Problem
Restate all the material verbatim, except for the pictures.

Collected data
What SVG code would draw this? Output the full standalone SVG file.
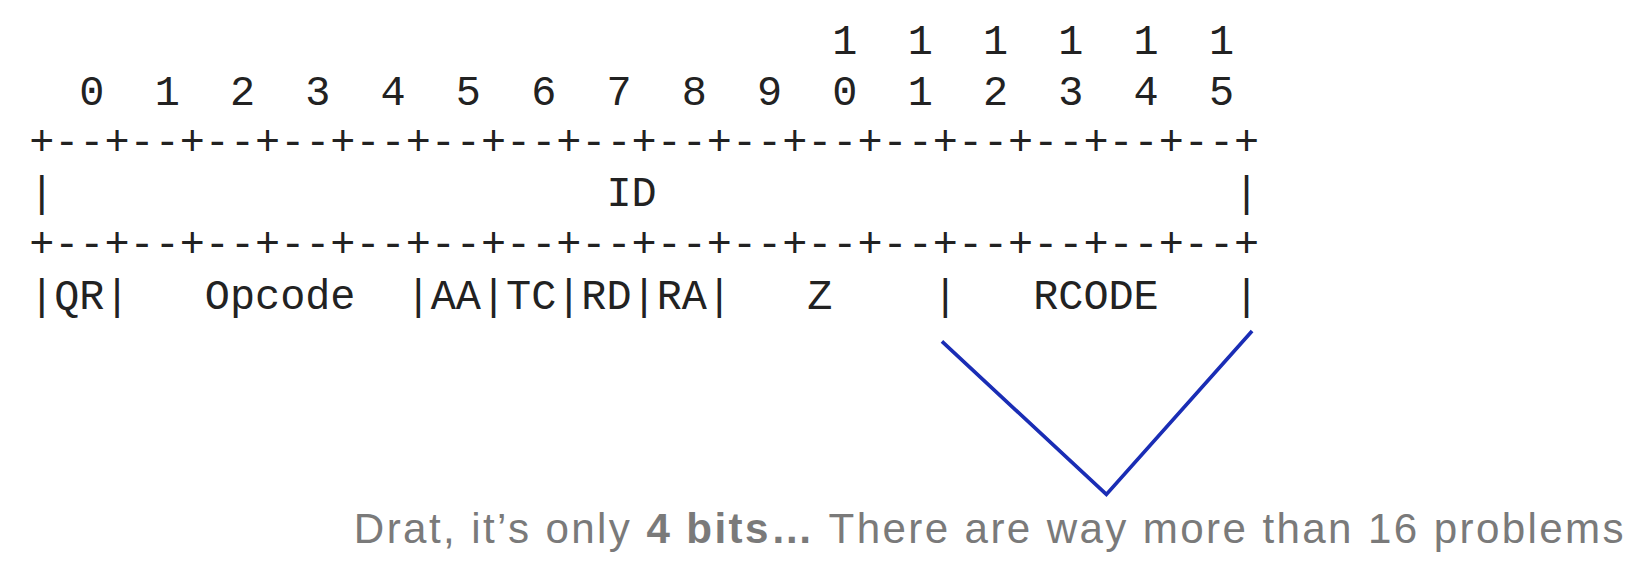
<svg xmlns="http://www.w3.org/2000/svg" width="1632" height="562" viewBox="0 0 1632 562">
<style>
.m{font-family:"Liberation Mono","DejaVu Sans Mono",monospace;font-size:40.2px;fill:#222;white-space:pre}
.c{font-family:"Liberation Sans",Arial,sans-serif;font-size:40.5px;fill:#7a7a7a}
</style>
<rect width="1632" height="562" fill="#fff"/>
<g transform="scale(1.0408)">
<g id="header">
<text class="m" x="28" y="52" xml:space="preserve">                                1  1  1  1  1  1</text>
<text class="m" x="28" y="101" xml:space="preserve">  0  1  2  3  4  5  6  7  8  9  0  1  2  3  4  5</text>
<text class="m" x="28" y="149" xml:space="preserve">+--+--+--+--+--+--+--+--+--+--+--+--+--+--+--+--+</text>
<text class="m" x="28" y="198" xml:space="preserve">|                      ID                       |</text>
<text class="m" x="28" y="247" xml:space="preserve">+--+--+--+--+--+--+--+--+--+--+--+--+--+--+--+--+</text>
<text class="m" x="28" y="297" xml:space="preserve">|QR|   Opcode  |AA|TC|RD|RA|   Z    |   RCODE   |</text>
</g>
<g id="connectors">
<polyline points="905,328 1063,475 1203,318" fill="none" stroke="#1a2db5" stroke-width="3.5"/>
</g>
<g id="caption">
<text class="c" x="340" y="522" textLength="1220" lengthAdjust="spacing">Drat, it’s only <tspan font-weight="bold">4 bits…</tspan>  There are way more than 16 problems</text>
</g>
</g>
</svg>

Solution
What SVG code would draw this? Output the full standalone SVG file.
<svg xmlns="http://www.w3.org/2000/svg" width="1632" height="562" viewBox="0 0 1632 562">
<style>
.m{font-family:"Liberation Mono","DejaVu Sans Mono",monospace;font-size:40.2px;fill:#222;white-space:pre}
.c{font-family:"Liberation Sans",Arial,sans-serif;font-size:40.5px;fill:#7a7a7a}
</style>
<rect width="1632" height="562" fill="#fff"/>
<g transform="scale(1.0408)">
<g id="header">
<text class="m" x="28" y="52" xml:space="preserve">                                1  1  1  1  1  1</text>
<text class="m" x="28" y="101" xml:space="preserve">  0  1  2  3  4  5  6  7  8  9  0  1  2  3  4  5</text>
<text class="m" x="28" y="149" xml:space="preserve">+--+--+--+--+--+--+--+--+--+--+--+--+--+--+--+--+</text>
<text class="m" x="28" y="198" xml:space="preserve">|                      ID                       |</text>
<text class="m" x="28" y="247" xml:space="preserve">+--+--+--+--+--+--+--+--+--+--+--+--+--+--+--+--+</text>
<text class="m" x="28" y="297" xml:space="preserve">|QR|   Opcode  |AA|TC|RD|RA|   Z    |   RCODE   |</text>
</g>
<g id="connectors">
<polyline points="905,328 1063,475 1203,318" fill="none" stroke="#1a2db5" stroke-width="3.5"/>
</g>
<g id="caption">
<text class="c" x="340" y="522" textLength="1220" lengthAdjust="spacing">Drat, it’s only <tspan font-weight="bold">4 bits…</tspan>  There are way more than 16 problems</text>
</g>
</g>
</svg>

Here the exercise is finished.